Well, yes, that would probably work great. Unfortunately, I'm not fluent in html at the moment, and part of my problem is limited free time to pursue all this. I've really enjoyed working with quest, and I love playing and writing IF. However, I do have limited free time these days, and I would like to be able to say that if I'm putting this much work into a quality game, I might be getting SOMETHING back.
So, I want to publish games for kongregate (they share ad-profits), but to make best use of that the games need to be in certain languages compatible with their API. It's a short list, and the simplest one is html. Even straight javascript seems to pose some problems. As it is, I put up Day Of Honor in an iframe, and it works, but I can't participate in the core features of their site that way (letting players earn badges, compare scores, etc.), and I can't really make it exclusive either (their profit sharing percentage is versatile, and you get more for exclusive titles).
I've been hunting around for a program like Quest, Inform, etc. that would produce a game in html format, and so far the only thing I've found is ZTAB, which appears to have original been written in french. It uses the term "facts" to refer to what I believe are rooms and items. It's not as user friendly as Quest. Also, it claims to be able to export its games as HTML, RTF, PDF, EPUB, Advelh, Twine, Quest, or Ren'Py, which just feels...suspicious.
So, any suggestions? Have I overlooked something obvious?
Am I a complete sell-out? All comments welcome; my pride is now dead.
I've been considering Squiffy. The only problem is that it's really designed only for gamebooks, as I understand it. I was hoping to make a sequel to Day Of Honor, and I wanted to maintain consistency of it being an actual text-input style adventure. However, I'm also considering remaking it altogether as a longer piece. If need be, I may just "reboot" the series as gamebooks. I prefer actual text-adventures, but ... I'm considering it. It would certainly solve the html problem, and I'm confident I'd enjoy using Squiffy.
Actually Quest 6 might do what you need which Alex has committed to ship, alongside the new owners.
That depends. Do you mean "an HTML file" as in single, stand-alone web page, or can it be a minisite made of several files? If the former, then your options are Twine, Texture or Adventure Prompt (disclosure: the latter is my own, very limited, system). You'll need that in order to host games on Philome.la, for instance. But if your game can be made of several files, as acceptable on itch.io, Game Jolt or here on textadventures.co.uk, then you can also use Inform 7, Squiffy, or more recently even Hugo. Not to mention various tools for making visual novels, such as Belle or WebStory Engine. Hope this helps!
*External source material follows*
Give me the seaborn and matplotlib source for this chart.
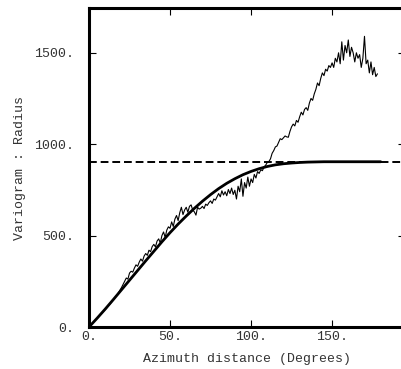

Edit: I mention all these other hosting options because, frankly, I have no experience with Kongregate. But if they have trouble with Javascript as you say, then it's a problem, because in plain HTML with no scripting the best you can do is a stateless CYOA game (Textallion might be able to export something like that). But I'll go out on a limb and assume you mean they only let you upload a single, stand-alone HTML5 file, with any scripts inlined, in which case you'll want to look at the former set of authoring tools.